Beckett has investigated the structural side of tax – the wiring and plumbing of offshore investments, which he says is something that didn’t totally surface with the Panama and Paradise Papers revelations: “[In the Papers] you have a concentration on routes and flows of money, but how specifically and technically those flows were facilitated hasn’t been fully explored. It is dull and legalistic but essential.”Responsible Investor first met Beckett at the 2017 Annual Conference of the Tax Justice Network (TJN), where he was drawing attention to the weaknesses of one of the G20’s flagship initiatives on global finance: The High Level Principles on Beneficial Ownership Transparency, which emerged at the 2014 Brisbane Summit. Beckett argues that the political will behind beneficial ownership disclosure may not be what it appears. He describes the G20 principles as a “paper tiger” because they are not only superficial but also ignore an emerging worldwide industry that makes them toothless: so-called ‘orphan structures’: “These are actively marketed by local structuring professionals around the world. Tax haven governments are introducing them for no other reason than that they give them the possibility of totally anonymizing beneficial ownership. This industry has grown because it’s never been challenged,” he says. Much of Beckett’s experience and investigations have been compiled in the book “Tax Havens and International Human Rights (Routledge, 2017)”.

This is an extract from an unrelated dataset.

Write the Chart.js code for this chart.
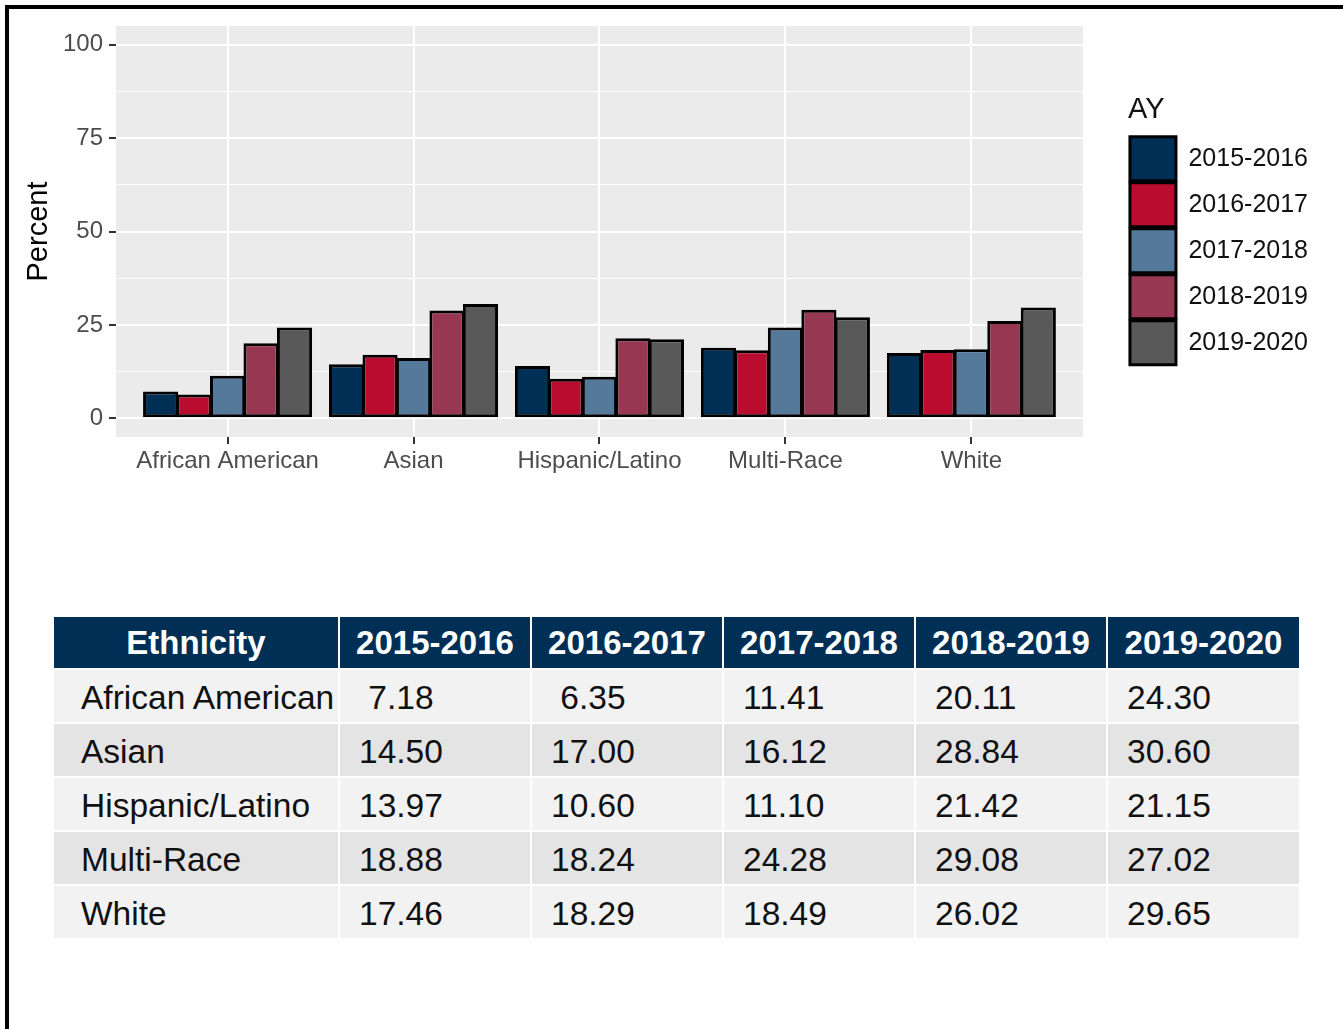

In it he explains the mechanisms behind these “chimeric” orphan structures, which twist corporate and trust law principles to untenable limits (a ‘legal freak show’ as he calls it) in order to conceal ownership. Such, he says, is the case of Non-Charitable Purpose Trusts, under which no asset is beneficially owned. In other words, there is no beneficiary and nobody ultimately owns the trust fund, which otherwise would be void under common law jurisdictions. Beckett highlights that many of these structures are commissioned by tax haven governments acting, he says, as “agents of obscurity”, which, in the context of fierce competition, seek to attract customers whose priorities could go beyond privacy towards plain “accountability
avoidance”. One example is the Bahamas Executive Entities (BBEs), commissioned by a London law firm to fill a gap in the offshore products market spotted by the Bahamian government. A non-exhaustive list of these ownerless structures includes the Cayman Special Trusts Alternative Regime (Cayman STAR Trusts), the Virgin Islands Special Trusts (BVI VISTA Trusts), the Seychelles International Business Company (Seychelles IBC) or the Nevis Multiform Foundation. Using different techniques (from absence of registration and public filling requirements, to immunity to foreign legal challenges and plain abolition of the concept of beneficial ownership) the effect is a rupture in the accountability chain.
Beckett says: “Now, the name of the game is ‘beneficial ownership avoidance’. That’s worse than whether or not you’ve paid your taxes. It’s who ultimately bears responsibility for civil law suits, criminal activities or human rights breaches. If you take away ownership you are creating a super elite of complete anonymity and non-accountability.” Beckett sees an evolution in the history of offshore centres: from ‘tax havens’ where tax was the determining factor when they started 40 years ago, to ‘secrecy jurisdictions’ as the TJN calls them. He suggests what the next stage might be called: “Accountability havens is a better name. Tax is the flower to the bee, the honey trap that attracts people to these jurisdictions. But when they see what else they can do there, tax becomes almost a side show.”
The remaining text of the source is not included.